__WHAT TO PRODUCE__: An exact copy of all the data is required, with pictures left out.

__DATASET EXTRACT__:
----------

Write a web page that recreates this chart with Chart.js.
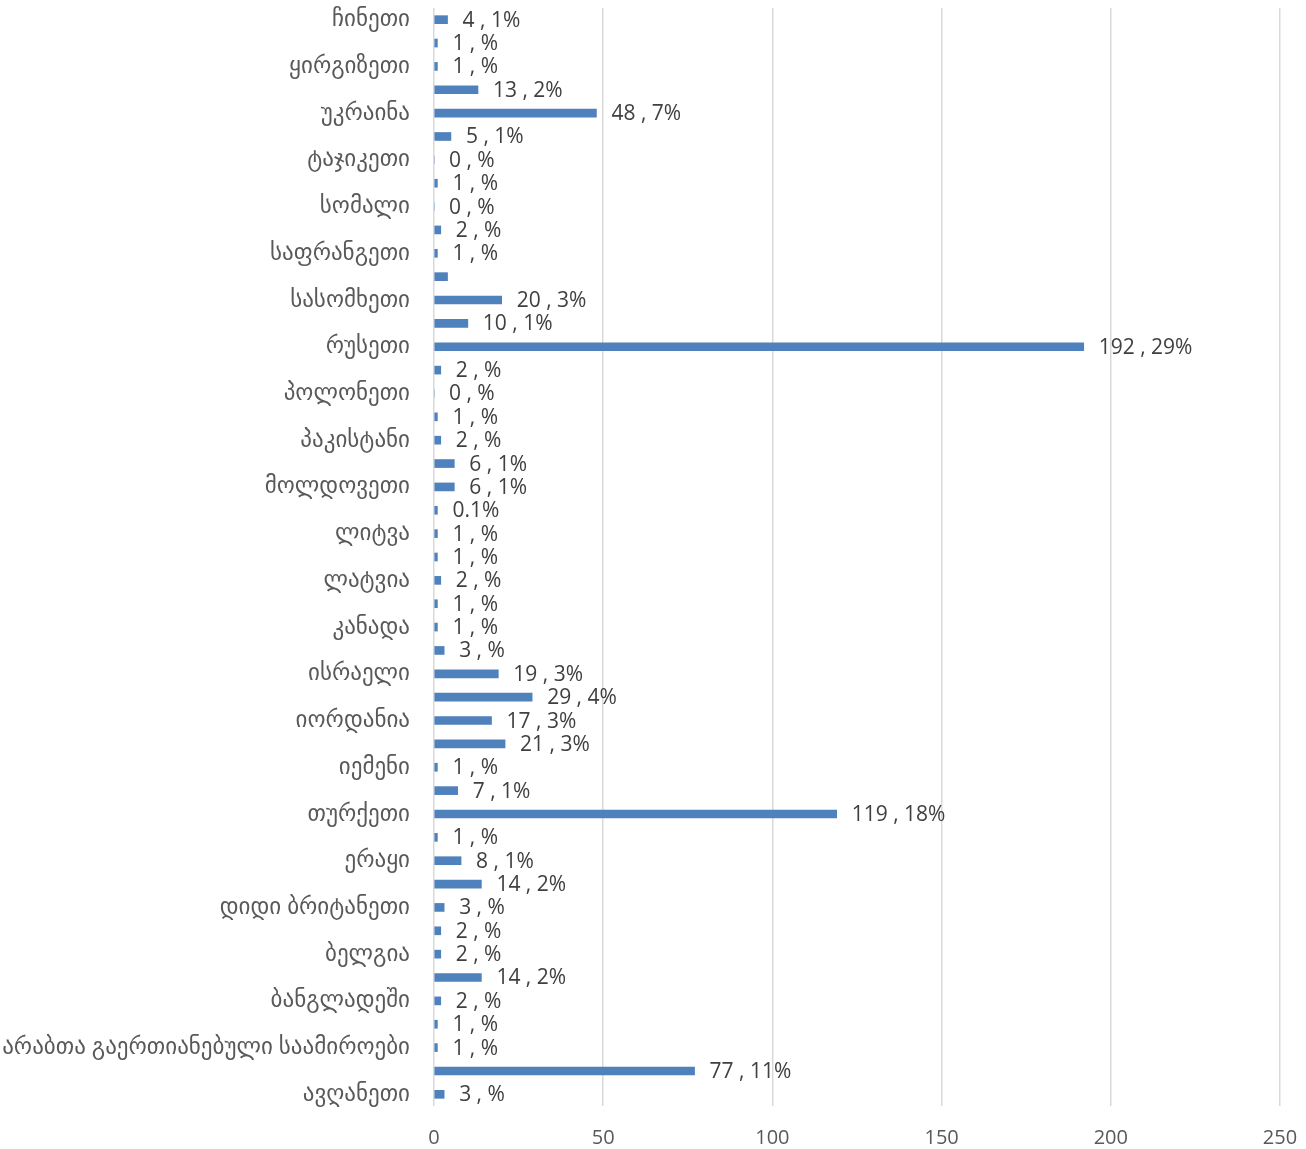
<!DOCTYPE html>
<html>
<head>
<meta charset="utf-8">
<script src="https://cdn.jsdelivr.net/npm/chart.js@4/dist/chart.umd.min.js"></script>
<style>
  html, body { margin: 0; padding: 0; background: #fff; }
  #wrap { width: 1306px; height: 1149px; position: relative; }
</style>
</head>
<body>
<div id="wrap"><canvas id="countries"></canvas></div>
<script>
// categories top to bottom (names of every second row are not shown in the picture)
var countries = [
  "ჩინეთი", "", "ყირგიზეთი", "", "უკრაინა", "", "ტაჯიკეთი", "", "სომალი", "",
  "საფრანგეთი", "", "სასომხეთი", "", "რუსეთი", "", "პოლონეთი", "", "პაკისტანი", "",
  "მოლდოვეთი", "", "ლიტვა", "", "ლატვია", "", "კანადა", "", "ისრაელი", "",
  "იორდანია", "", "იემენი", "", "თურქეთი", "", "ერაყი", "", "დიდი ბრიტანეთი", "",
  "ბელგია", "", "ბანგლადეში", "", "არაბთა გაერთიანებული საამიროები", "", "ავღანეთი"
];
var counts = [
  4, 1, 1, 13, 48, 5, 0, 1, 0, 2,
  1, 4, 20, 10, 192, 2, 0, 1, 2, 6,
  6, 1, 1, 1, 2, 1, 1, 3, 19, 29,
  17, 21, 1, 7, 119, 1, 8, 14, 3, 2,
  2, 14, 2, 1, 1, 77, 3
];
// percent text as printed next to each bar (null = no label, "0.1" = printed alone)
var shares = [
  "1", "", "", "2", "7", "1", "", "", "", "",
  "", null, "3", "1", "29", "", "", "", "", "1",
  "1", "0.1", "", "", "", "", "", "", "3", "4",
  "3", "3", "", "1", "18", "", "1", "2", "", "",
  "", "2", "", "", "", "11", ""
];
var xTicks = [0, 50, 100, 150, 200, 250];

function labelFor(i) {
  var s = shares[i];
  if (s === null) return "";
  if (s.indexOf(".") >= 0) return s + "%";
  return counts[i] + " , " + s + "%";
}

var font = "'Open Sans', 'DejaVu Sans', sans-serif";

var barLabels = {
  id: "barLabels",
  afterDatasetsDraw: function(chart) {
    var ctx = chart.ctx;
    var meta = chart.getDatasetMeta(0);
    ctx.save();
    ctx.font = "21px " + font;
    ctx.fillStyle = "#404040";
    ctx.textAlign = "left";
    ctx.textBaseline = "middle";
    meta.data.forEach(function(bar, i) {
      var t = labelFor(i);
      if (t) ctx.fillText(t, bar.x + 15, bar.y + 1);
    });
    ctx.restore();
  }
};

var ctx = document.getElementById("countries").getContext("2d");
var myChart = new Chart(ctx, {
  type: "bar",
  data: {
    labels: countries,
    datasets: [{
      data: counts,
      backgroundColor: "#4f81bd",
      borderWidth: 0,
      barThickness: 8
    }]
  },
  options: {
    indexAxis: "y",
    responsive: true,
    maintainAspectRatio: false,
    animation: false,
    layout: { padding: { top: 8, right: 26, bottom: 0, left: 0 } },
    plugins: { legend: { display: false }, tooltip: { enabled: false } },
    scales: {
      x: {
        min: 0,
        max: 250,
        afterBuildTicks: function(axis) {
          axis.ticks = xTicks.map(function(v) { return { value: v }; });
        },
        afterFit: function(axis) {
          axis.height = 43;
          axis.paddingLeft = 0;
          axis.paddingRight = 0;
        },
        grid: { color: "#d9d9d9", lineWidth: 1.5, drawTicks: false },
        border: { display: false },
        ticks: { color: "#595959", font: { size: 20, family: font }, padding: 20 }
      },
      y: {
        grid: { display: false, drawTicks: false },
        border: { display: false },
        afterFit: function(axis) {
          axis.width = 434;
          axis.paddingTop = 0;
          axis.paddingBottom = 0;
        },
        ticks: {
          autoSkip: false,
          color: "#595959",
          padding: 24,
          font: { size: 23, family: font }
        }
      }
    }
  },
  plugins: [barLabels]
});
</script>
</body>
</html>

----------

__ANSWER BELOW__:
Write a web page that recreates this chart with Chart.js.
<!DOCTYPE html>
<html>
<head>
<meta charset="utf-8">
<script src="https://cdn.jsdelivr.net/npm/chart.js@4/dist/chart.umd.min.js"></script>
<style>
  html, body { margin: 0; padding: 0; background: #fff; }
  #wrap { width: 1306px; height: 1149px; position: relative; }
</style>
</head>
<body>
<div id="wrap"><canvas id="countries"></canvas></div>
<script>
// categories top to bottom (names of every second row are not shown in the picture)
var countries = [
  "ჩინეთი", "", "ყირგიზეთი", "", "უკრაინა", "", "ტაჯიკეთი", "", "სომალი", "",
  "საფრანგეთი", "", "სასომხეთი", "", "რუსეთი", "", "პოლონეთი", "", "პაკისტანი", "",
  "მოლდოვეთი", "", "ლიტვა", "", "ლატვია", "", "კანადა", "", "ისრაელი", "",
  "იორდანია", "", "იემენი", "", "თურქეთი", "", "ერაყი", "", "დიდი ბრიტანეთი", "",
  "ბელგია", "", "ბანგლადეში", "", "არაბთა გაერთიანებული საამიროები", "", "ავღანეთი"
];
var counts = [
  4, 1, 1, 13, 48, 5, 0, 1, 0, 2,
  1, 4, 20, 10, 192, 2, 0, 1, 2, 6,
  6, 1, 1, 1, 2, 1, 1, 3, 19, 29,
  17, 21, 1, 7, 119, 1, 8, 14, 3, 2,
  2, 14, 2, 1, 1, 77, 3
];
// percent text as printed next to each bar (null = no label, "0.1" = printed alone)
var shares = [
  "1", "", "", "2", "7", "1", "", "", "", "",
  "", null, "3", "1", "29", "", "", "", "", "1",
  "1", "0.1", "", "", "", "", "", "", "3", "4",
  "3", "3", "", "1", "18", "", "1", "2", "", "",
  "", "2", "", "", "", "11", ""
];
var xTicks = [0, 50, 100, 150, 200, 250];

function labelFor(i) {
  var s = shares[i];
  if (s === null) return "";
  if (s.indexOf(".") >= 0) return s + "%";
  return counts[i] + " , " + s + "%";
}

var font = "'Open Sans', 'DejaVu Sans', sans-serif";

var barLabels = {
  id: "barLabels",
  afterDatasetsDraw: function(chart) {
    var ctx = chart.ctx;
    var meta = chart.getDatasetMeta(0);
    ctx.save();
    ctx.font = "21px " + font;
    ctx.fillStyle = "#404040";
    ctx.textAlign = "left";
    ctx.textBaseline = "middle";
    meta.data.forEach(function(bar, i) {
      var t = labelFor(i);
      if (t) ctx.fillText(t, bar.x + 15, bar.y + 1);
    });
    ctx.restore();
  }
};

var ctx = document.getElementById("countries").getContext("2d");
var myChart = new Chart(ctx, {
  type: "bar",
  data: {
    labels: countries,
    datasets: [{
      data: counts,
      backgroundColor: "#4f81bd",
      borderWidth: 0,
      barThickness: 8
    }]
  },
  options: {
    indexAxis: "y",
    responsive: true,
    maintainAspectRatio: false,
    animation: false,
    layout: { padding: { top: 8, right: 26, bottom: 0, left: 0 } },
    plugins: { legend: { display: false }, tooltip: { enabled: false } },
    scales: {
      x: {
        min: 0,
        max: 250,
        afterBuildTicks: function(axis) {
          axis.ticks = xTicks.map(function(v) { return { value: v }; });
        },
        afterFit: function(axis) {
          axis.height = 43;
          axis.paddingLeft = 0;
          axis.paddingRight = 0;
        },
        grid: { color: "#d9d9d9", lineWidth: 1.5, drawTicks: false },
        border: { display: false },
        ticks: { color: "#595959", font: { size: 20, family: font }, padding: 20 }
      },
      y: {
        grid: { display: false, drawTicks: false },
        border: { display: false },
        afterFit: function(axis) {
          axis.width = 434;
          axis.paddingTop = 0;
          axis.paddingBottom = 0;
        },
        ticks: {
          autoSkip: false,
          color: "#595959",
          padding: 24,
          font: { size: 23, family: font }
        }
      }
    }
  },
  plugins: [barLabels]
});
</script>
</body>
</html>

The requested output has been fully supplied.